Tetractys Productions LLC, a music production company located in Santa Fe, NM, would like your help in bringing the untapped creativity and struggle of the young peoples of New Mexico to the ears of hip hop enthusiasts across our great country and across the world. We need your help to bring the HIp Hop 505 compilation album into fruition. Allow me to paint you a picture similar to the one I see.
Consider the following questions: Do you know which city is the oldest capital in the US? Do you know which capital has the highest elevation above sea level? Where is the city that MTV calls the "lowrider capital of the world"? Where was the western most battle of the civil war fought? Who is the first Latina governor in US history? Is the movie The Goods accurate when it uses "Querque" as the "hip" way of saying Albuquerque? And finally, do you know what green chile is?
If you are like me and not originally from the state of New Mexico, these questions are a tad bit harder than the SATs. Now that I have resided here in the city of Santa Fe for several years and witnessed the people's struggle as I faced my own, I can say there is a great many things the world doesn't know about New Mexico; the kind things all people can relate to. While people across this beautiful state are bringing attention to its potential through films (have you heard of "Tamalewood"?) and visual art (eg., Indian Market, Spanish Market), it is our goal to put on display to the world another side of New Mexico; a side conveniently left out of the picturesque image certain elements of her society would have you see.
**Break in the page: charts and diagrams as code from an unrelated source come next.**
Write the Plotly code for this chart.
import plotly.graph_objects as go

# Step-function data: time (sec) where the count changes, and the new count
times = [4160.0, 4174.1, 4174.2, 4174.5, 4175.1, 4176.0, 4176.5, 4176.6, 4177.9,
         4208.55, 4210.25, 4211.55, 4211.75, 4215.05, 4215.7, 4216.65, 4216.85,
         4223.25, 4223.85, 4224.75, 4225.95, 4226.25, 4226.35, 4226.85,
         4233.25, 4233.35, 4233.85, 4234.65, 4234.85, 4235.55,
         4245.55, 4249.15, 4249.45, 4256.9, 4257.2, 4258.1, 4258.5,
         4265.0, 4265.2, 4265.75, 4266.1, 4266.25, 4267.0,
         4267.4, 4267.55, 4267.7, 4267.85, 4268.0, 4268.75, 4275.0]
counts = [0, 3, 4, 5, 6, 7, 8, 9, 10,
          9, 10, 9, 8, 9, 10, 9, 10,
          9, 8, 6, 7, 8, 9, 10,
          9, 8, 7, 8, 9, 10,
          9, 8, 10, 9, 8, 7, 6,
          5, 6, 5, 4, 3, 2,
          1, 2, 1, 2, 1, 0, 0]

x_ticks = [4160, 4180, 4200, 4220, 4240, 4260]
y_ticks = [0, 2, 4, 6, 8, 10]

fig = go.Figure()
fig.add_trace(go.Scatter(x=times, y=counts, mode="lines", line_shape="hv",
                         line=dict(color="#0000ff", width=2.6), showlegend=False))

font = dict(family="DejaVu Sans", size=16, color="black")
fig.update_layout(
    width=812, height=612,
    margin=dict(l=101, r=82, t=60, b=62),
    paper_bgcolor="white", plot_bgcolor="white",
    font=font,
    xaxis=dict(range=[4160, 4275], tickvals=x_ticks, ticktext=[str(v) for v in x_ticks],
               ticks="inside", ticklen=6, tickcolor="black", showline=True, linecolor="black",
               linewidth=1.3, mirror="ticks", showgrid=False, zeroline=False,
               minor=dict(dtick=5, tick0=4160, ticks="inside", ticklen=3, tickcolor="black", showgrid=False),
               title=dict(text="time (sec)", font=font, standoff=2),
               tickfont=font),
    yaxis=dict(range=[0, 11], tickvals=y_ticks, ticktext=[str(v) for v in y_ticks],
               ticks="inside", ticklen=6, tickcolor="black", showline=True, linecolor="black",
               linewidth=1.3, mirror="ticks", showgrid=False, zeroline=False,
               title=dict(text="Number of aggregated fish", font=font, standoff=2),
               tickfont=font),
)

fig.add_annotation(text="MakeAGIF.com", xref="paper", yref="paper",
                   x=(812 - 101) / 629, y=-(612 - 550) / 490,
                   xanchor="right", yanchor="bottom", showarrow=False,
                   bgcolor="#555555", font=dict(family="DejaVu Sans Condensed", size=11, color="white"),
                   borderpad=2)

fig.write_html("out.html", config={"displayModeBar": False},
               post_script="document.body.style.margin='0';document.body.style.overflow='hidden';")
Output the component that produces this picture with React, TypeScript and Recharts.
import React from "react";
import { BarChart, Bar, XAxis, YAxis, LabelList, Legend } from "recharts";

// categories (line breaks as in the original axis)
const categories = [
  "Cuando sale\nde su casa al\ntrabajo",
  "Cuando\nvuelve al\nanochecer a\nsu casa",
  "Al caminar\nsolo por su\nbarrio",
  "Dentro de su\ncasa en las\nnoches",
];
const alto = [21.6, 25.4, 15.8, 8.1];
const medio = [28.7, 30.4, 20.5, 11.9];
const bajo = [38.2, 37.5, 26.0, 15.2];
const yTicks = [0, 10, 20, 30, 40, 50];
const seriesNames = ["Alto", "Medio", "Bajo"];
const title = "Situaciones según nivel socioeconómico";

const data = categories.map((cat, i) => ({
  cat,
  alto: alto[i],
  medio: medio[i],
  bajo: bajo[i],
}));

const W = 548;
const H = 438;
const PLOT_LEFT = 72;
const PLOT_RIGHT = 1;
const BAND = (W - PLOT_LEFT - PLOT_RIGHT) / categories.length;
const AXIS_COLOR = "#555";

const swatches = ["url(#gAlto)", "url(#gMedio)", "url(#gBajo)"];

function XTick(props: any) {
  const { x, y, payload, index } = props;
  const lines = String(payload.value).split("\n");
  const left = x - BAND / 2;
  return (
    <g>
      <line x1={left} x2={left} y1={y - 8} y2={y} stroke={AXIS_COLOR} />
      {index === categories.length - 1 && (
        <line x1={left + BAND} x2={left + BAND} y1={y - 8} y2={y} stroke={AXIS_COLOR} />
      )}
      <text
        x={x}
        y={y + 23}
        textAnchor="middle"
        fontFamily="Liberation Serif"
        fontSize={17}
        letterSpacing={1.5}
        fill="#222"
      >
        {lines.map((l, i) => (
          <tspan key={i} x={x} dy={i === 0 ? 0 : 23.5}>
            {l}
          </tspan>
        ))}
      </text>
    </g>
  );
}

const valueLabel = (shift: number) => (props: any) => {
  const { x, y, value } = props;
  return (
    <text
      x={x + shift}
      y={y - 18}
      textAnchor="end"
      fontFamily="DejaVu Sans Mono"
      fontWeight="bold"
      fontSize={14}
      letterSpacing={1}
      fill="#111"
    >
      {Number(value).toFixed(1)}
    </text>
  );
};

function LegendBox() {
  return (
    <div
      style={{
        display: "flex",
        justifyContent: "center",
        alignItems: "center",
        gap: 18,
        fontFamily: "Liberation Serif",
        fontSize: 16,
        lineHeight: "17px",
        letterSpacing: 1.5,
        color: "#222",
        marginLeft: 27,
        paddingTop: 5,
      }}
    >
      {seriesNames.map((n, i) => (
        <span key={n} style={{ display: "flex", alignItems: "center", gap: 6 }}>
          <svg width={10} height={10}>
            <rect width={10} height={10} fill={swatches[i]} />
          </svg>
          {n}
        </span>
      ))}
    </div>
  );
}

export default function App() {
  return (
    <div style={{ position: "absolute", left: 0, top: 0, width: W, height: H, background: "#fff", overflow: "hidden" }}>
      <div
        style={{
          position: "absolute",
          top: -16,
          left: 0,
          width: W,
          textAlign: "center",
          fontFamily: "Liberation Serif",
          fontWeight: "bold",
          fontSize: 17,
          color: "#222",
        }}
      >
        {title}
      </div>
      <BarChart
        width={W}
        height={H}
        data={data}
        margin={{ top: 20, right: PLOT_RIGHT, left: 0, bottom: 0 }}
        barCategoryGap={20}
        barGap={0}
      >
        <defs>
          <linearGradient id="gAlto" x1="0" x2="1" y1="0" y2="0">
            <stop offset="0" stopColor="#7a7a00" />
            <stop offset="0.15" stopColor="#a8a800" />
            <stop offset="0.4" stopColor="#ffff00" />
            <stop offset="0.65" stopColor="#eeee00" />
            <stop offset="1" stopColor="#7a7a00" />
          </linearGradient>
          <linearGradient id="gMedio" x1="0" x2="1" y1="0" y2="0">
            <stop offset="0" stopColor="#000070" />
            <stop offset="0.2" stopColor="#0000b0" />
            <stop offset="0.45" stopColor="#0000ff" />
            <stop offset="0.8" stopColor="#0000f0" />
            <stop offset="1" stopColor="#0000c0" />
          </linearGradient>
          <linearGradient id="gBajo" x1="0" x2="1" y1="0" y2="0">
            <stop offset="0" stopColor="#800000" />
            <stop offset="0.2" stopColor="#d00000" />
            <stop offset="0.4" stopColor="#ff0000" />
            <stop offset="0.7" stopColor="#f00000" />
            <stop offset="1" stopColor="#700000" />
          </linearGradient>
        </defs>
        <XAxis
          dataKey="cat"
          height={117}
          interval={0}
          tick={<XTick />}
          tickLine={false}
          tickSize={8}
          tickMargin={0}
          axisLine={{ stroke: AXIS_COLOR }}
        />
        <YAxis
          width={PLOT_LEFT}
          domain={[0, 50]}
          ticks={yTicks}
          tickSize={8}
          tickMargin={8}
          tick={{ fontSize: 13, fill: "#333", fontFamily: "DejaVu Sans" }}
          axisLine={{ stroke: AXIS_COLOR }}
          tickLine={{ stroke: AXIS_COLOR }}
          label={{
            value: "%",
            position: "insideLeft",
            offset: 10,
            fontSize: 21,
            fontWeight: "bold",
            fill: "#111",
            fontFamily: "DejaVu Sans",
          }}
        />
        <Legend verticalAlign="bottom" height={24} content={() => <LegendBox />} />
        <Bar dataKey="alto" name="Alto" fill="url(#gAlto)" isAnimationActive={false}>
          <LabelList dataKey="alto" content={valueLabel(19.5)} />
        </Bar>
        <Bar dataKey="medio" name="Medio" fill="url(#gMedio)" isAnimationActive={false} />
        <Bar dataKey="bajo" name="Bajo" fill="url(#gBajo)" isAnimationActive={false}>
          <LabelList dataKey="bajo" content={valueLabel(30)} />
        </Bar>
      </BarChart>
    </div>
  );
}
As a person who grew up in the struggle of the modern South, I recall the how impossible it was to tell the musical story of the people from neighborhoods like mine to an audience outside our region. Many talented people wasted away in jails or graves in that part of the country while the vultures of the "industry" picked the bones out of what was left of the 90s New York hip hop renaissance, and the West Coast explosion. Out here in New Mexico, I see the same kind of hunger, the same kind of grind, and, most importantly, the same kind of cultural uniqueness that put the South on top in the rap music industry today.
We have independent artists ready to educate the rest of America on a unique struggle: Descendants of conquistadors who still fight for la familia today; Aboriginal youth who still speak their grandmother's tongue; The sons and daughters of those who do the work most Americans won't. If it isn't their time to shine yet, so be it, but please help us steal a little bit of that light.